■ **WRITTEN EXERCISE**:
Emit the data below verbatim, stripping out any pictures.

┌─ EXERCISE MATERIAL

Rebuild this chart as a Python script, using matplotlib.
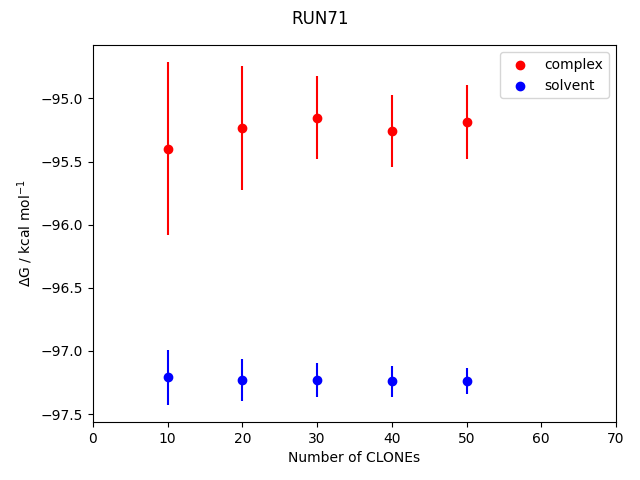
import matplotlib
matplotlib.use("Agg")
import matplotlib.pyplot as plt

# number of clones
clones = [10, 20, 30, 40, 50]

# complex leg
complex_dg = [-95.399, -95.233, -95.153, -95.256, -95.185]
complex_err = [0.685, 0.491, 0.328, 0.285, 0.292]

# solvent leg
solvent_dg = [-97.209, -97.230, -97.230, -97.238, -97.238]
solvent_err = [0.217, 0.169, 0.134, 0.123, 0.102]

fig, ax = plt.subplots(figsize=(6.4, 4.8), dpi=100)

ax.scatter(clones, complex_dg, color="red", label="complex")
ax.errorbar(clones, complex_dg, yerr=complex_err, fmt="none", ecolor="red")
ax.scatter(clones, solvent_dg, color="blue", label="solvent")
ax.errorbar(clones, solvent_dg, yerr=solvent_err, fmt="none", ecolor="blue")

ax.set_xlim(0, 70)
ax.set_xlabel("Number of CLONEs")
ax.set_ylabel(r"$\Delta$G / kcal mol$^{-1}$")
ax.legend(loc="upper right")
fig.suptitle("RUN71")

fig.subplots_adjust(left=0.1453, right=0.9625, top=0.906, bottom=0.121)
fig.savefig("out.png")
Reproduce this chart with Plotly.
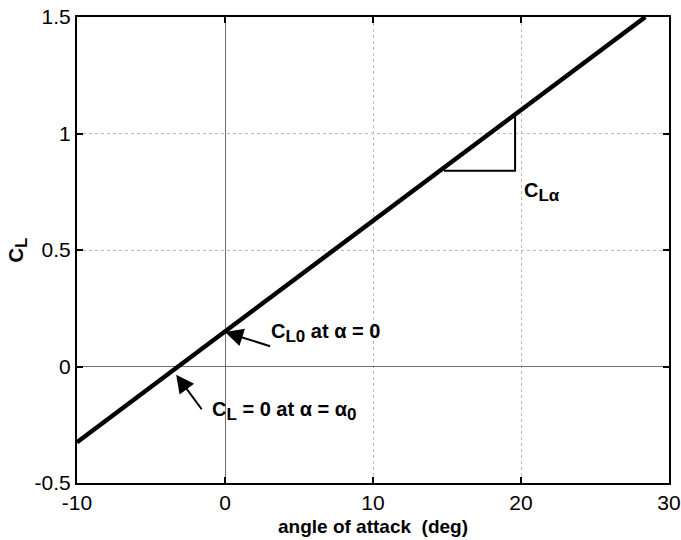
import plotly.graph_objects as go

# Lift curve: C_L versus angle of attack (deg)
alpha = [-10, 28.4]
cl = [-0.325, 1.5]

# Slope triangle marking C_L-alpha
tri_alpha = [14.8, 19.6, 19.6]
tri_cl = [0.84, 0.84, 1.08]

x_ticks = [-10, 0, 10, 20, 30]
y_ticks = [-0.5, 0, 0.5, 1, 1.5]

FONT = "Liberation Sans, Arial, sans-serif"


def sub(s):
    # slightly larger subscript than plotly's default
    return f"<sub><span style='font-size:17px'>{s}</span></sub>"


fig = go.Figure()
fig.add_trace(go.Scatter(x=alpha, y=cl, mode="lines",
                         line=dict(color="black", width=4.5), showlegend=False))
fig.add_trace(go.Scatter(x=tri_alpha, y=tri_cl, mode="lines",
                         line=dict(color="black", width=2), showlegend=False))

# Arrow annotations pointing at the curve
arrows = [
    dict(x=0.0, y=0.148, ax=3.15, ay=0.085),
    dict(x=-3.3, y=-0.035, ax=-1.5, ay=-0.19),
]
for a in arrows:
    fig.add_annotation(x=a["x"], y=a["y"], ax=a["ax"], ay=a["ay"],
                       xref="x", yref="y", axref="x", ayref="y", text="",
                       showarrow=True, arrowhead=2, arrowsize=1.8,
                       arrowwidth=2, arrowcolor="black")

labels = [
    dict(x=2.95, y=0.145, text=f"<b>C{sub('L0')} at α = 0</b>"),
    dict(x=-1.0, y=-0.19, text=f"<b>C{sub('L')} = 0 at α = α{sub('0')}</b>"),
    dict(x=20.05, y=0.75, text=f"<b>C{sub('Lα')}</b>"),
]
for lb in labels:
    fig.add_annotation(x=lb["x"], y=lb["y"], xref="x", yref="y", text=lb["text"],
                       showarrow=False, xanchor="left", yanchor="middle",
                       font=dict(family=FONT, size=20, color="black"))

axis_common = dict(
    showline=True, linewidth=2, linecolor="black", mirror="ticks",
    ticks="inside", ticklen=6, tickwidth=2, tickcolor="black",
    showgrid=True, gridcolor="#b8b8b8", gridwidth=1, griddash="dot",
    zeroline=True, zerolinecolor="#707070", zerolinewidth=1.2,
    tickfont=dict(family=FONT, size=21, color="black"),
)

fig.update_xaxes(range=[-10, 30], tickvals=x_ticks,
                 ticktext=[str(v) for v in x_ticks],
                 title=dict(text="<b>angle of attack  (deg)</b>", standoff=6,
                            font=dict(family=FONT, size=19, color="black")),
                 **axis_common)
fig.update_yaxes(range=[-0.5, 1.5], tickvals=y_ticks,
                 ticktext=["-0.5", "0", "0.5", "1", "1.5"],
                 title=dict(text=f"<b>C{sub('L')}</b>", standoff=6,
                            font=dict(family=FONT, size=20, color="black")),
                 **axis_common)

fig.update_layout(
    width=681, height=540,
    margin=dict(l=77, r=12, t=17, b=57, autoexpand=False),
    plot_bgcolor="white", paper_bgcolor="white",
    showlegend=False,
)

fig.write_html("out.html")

└─

■ **REPLY TO THE EXERCISE**:
Rebuild this chart as a Python script, using matplotlib.
import matplotlib
matplotlib.use("Agg")
import matplotlib.pyplot as plt

# number of clones
clones = [10, 20, 30, 40, 50]

# complex leg
complex_dg = [-95.399, -95.233, -95.153, -95.256, -95.185]
complex_err = [0.685, 0.491, 0.328, 0.285, 0.292]

# solvent leg
solvent_dg = [-97.209, -97.230, -97.230, -97.238, -97.238]
solvent_err = [0.217, 0.169, 0.134, 0.123, 0.102]

fig, ax = plt.subplots(figsize=(6.4, 4.8), dpi=100)

ax.scatter(clones, complex_dg, color="red", label="complex")
ax.errorbar(clones, complex_dg, yerr=complex_err, fmt="none", ecolor="red")
ax.scatter(clones, solvent_dg, color="blue", label="solvent")
ax.errorbar(clones, solvent_dg, yerr=solvent_err, fmt="none", ecolor="blue")

ax.set_xlim(0, 70)
ax.set_xlabel("Number of CLONEs")
ax.set_ylabel(r"$\Delta$G / kcal mol$^{-1}$")
ax.legend(loc="upper right")
fig.suptitle("RUN71")

fig.subplots_adjust(left=0.1453, right=0.9625, top=0.906, bottom=0.121)
fig.savefig("out.png")
Reproduce this chart with Plotly.
import plotly.graph_objects as go

# Lift curve: C_L versus angle of attack (deg)
alpha = [-10, 28.4]
cl = [-0.325, 1.5]

# Slope triangle marking C_L-alpha
tri_alpha = [14.8, 19.6, 19.6]
tri_cl = [0.84, 0.84, 1.08]

x_ticks = [-10, 0, 10, 20, 30]
y_ticks = [-0.5, 0, 0.5, 1, 1.5]

FONT = "Liberation Sans, Arial, sans-serif"


def sub(s):
    # slightly larger subscript than plotly's default
    return f"<sub><span style='font-size:17px'>{s}</span></sub>"


fig = go.Figure()
fig.add_trace(go.Scatter(x=alpha, y=cl, mode="lines",
                         line=dict(color="black", width=4.5), showlegend=False))
fig.add_trace(go.Scatter(x=tri_alpha, y=tri_cl, mode="lines",
                         line=dict(color="black", width=2), showlegend=False))

# Arrow annotations pointing at the curve
arrows = [
    dict(x=0.0, y=0.148, ax=3.15, ay=0.085),
    dict(x=-3.3, y=-0.035, ax=-1.5, ay=-0.19),
]
for a in arrows:
    fig.add_annotation(x=a["x"], y=a["y"], ax=a["ax"], ay=a["ay"],
                       xref="x", yref="y", axref="x", ayref="y", text="",
                       showarrow=True, arrowhead=2, arrowsize=1.8,
                       arrowwidth=2, arrowcolor="black")

labels = [
    dict(x=2.95, y=0.145, text=f"<b>C{sub('L0')} at α = 0</b>"),
    dict(x=-1.0, y=-0.19, text=f"<b>C{sub('L')} = 0 at α = α{sub('0')}</b>"),
    dict(x=20.05, y=0.75, text=f"<b>C{sub('Lα')}</b>"),
]
for lb in labels:
    fig.add_annotation(x=lb["x"], y=lb["y"], xref="x", yref="y", text=lb["text"],
                       showarrow=False, xanchor="left", yanchor="middle",
                       font=dict(family=FONT, size=20, color="black"))

axis_common = dict(
    showline=True, linewidth=2, linecolor="black", mirror="ticks",
    ticks="inside", ticklen=6, tickwidth=2, tickcolor="black",
    showgrid=True, gridcolor="#b8b8b8", gridwidth=1, griddash="dot",
    zeroline=True, zerolinecolor="#707070", zerolinewidth=1.2,
    tickfont=dict(family=FONT, size=21, color="black"),
)

fig.update_xaxes(range=[-10, 30], tickvals=x_ticks,
                 ticktext=[str(v) for v in x_ticks],
                 title=dict(text="<b>angle of attack  (deg)</b>", standoff=6,
                            font=dict(family=FONT, size=19, color="black")),
                 **axis_common)
fig.update_yaxes(range=[-0.5, 1.5], tickvals=y_ticks,
                 ticktext=["-0.5", "0", "0.5", "1", "1.5"],
                 title=dict(text=f"<b>C{sub('L')}</b>", standoff=6,
                            font=dict(family=FONT, size=20, color="black")),
                 **axis_common)

fig.update_layout(
    width=681, height=540,
    margin=dict(l=77, r=12, t=17, b=57, autoexpand=False),
    plot_bgcolor="white", paper_bgcolor="white",
    showlegend=False,
)

fig.write_html("out.html")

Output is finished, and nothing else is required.